The writing process is such a fluid thing in my world. It has to be. I remember when I began writing, the summer of Katrina. I was laid off in the Spring and for the first time in my life found myself with six months of unemployment and time to write. It took a couple months to get over the feelings of rejection and unjust treatment, then I was struck by the freedom of the next few months decided to see if I could bring the stories that had been spinning in my head to life
So, I purchased six composition notebooks, pulled up my lounge chair, got some smooth writing pens and my Storm Lake series was born. Three months later the world turned upside down. Luckily, we were far enough out of the path of Katrina that we didn't suffer any damage from the storm but statewide, businesses sagged and unemployment soared, not to mention people pouring out of the damaged areas into northern parishes. I had to go to work.

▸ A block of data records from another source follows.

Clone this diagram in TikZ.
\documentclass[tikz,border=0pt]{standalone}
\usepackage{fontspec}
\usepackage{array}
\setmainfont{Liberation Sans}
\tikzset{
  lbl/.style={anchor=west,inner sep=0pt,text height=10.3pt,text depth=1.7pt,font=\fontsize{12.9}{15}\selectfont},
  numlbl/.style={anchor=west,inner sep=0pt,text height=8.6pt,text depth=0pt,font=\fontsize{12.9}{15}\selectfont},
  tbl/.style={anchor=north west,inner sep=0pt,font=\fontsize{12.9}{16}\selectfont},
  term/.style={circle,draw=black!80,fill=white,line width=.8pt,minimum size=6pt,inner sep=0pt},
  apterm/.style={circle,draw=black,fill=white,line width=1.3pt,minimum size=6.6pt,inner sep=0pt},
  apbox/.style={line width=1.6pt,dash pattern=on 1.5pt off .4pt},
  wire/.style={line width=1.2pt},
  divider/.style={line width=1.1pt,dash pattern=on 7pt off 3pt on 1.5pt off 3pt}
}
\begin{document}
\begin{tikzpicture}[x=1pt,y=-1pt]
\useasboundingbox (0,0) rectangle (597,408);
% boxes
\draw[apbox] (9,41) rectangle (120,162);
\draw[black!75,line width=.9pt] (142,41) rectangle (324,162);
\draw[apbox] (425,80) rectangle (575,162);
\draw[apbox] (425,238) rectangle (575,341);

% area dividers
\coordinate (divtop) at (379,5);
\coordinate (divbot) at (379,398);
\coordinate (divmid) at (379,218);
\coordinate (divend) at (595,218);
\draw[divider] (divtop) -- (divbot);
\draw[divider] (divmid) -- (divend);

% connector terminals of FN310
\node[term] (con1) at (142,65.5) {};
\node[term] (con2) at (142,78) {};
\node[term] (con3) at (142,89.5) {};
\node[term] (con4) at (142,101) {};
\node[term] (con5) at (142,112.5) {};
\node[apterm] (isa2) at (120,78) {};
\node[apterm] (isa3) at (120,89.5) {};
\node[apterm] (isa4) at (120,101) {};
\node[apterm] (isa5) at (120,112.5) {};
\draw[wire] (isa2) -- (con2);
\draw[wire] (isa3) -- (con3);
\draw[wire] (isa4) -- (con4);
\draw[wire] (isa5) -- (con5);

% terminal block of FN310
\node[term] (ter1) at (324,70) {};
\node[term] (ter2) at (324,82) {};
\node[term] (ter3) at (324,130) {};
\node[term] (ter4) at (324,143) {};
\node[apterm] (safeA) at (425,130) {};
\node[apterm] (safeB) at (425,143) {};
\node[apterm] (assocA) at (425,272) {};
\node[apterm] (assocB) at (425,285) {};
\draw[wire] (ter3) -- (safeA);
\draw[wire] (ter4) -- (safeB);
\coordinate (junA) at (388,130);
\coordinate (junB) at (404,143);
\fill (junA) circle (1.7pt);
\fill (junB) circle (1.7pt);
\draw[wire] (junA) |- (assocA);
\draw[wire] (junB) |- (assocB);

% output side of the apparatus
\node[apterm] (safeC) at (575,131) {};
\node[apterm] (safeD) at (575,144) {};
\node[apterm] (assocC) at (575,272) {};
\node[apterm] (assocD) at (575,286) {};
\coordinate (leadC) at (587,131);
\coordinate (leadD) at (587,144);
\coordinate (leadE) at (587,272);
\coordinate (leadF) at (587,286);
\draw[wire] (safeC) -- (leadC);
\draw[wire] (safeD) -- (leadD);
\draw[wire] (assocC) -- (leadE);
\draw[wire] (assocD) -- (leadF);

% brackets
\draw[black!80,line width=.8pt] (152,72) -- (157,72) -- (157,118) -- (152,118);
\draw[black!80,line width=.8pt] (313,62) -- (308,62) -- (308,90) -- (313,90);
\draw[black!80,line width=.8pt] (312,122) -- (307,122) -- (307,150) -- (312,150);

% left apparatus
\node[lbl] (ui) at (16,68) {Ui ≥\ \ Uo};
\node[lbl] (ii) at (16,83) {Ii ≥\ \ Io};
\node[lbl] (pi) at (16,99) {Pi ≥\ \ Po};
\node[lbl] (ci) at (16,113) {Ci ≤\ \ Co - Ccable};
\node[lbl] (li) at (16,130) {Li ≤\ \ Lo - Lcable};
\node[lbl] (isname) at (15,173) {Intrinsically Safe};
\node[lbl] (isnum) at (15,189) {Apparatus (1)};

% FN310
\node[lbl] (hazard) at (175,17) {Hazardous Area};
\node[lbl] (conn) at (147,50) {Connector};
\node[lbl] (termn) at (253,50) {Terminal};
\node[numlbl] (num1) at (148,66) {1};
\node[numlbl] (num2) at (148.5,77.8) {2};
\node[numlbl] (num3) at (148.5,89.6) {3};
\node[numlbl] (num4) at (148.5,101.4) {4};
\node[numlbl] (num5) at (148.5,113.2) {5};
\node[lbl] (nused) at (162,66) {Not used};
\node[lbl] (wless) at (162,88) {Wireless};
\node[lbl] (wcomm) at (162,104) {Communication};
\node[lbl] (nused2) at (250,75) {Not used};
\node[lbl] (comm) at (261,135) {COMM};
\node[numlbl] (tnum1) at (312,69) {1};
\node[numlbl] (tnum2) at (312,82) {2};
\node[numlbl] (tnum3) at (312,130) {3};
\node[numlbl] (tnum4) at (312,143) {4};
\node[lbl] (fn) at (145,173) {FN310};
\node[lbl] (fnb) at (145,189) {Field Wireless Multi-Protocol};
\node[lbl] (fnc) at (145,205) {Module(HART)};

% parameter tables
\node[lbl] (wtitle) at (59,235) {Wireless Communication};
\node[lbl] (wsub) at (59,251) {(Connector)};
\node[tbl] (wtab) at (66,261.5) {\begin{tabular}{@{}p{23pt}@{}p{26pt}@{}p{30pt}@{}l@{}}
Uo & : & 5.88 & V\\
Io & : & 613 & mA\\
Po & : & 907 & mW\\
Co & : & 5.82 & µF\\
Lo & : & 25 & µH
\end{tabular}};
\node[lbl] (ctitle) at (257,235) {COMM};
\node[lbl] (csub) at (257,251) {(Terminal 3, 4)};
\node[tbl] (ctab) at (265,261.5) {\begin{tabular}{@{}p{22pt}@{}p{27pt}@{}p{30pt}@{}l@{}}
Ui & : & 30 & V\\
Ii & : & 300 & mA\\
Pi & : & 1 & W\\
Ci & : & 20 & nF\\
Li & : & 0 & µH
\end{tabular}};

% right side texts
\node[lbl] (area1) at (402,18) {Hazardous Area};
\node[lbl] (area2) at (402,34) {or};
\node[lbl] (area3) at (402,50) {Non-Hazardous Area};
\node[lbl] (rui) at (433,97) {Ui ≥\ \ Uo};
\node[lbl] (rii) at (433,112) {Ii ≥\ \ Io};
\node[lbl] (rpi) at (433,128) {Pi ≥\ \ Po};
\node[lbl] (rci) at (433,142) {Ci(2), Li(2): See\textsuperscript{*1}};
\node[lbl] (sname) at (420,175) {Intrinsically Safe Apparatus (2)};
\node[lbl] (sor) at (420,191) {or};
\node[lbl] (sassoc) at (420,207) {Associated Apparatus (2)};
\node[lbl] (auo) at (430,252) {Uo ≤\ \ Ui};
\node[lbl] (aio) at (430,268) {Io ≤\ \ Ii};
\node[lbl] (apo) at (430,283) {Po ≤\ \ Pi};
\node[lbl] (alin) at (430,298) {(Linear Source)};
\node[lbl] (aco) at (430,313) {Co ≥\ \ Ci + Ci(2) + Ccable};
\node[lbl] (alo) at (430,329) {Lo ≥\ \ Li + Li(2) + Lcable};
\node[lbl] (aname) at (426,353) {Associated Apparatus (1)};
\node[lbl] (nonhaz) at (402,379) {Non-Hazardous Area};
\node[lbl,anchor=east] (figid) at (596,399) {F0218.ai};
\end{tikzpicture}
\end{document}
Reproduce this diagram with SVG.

I found a job in DC working for the Small Business Administration Disaster Assistance program on a Friday and left the next day, arriving at my aunt's house so I could go to work in Virginia on Monday. I still can't believe how fast it all happened, or how fast I was back in those eighty hour weeks. The writing was nearly forgotten until my time in DC and Atlanta ended six months later. Once again, I found myself on the bayou, lounging and writing. It became apparent that if I was going to get serious about this new endeavor I needed to educate myself about the writing craft.
I joined the RWA around the time I started delivering the mail and as I drove around my route, I listened to workshops from the CDs I purchased. (The RWA has since clamped down on this which I think is a shame since it enabled newbie writers in rural areas where there were no chapters to learn from other authors and experts in our field.)
So while I was driving the route, the characters began to visit. Driving is a very creative activity for me, but since I was working, using both feet and both hands, I learned to record my ideas into my tiny recorder to be transcribed on my days off.
During my days as a sales person earlier in my career I purchased an Autodesk. The thing is indestructible and I've used it for thirty years. But it's really come in handy for my writing. When I'm on long trips or commuting to work I plop my legal pad on it and channel the characters. They love it when I'm driving-- or bathing. So I take advantage of it. Sometimes it's all over the page because naturally, driving has to take priority ;)
Last December I made a commitment to my health. I'd kept telling myself when I make enough I'm going to get a treaddesk but the Surf Desk I purchased in December essentially turned my treadmill into one. The first time I got on it and secured my laptop, I walked twice as far as ever before. Then the treadmill crapped out, but within three days I was back to it.
As I said, fluid. A writer must adapt to what's happening in her life, unless she's lucky enough to have income in the household that supports a full time writing career. I'm thrilled that I'm writing every day, and though the first half of the year doesn't usually translate into multiple books, at least it's progress.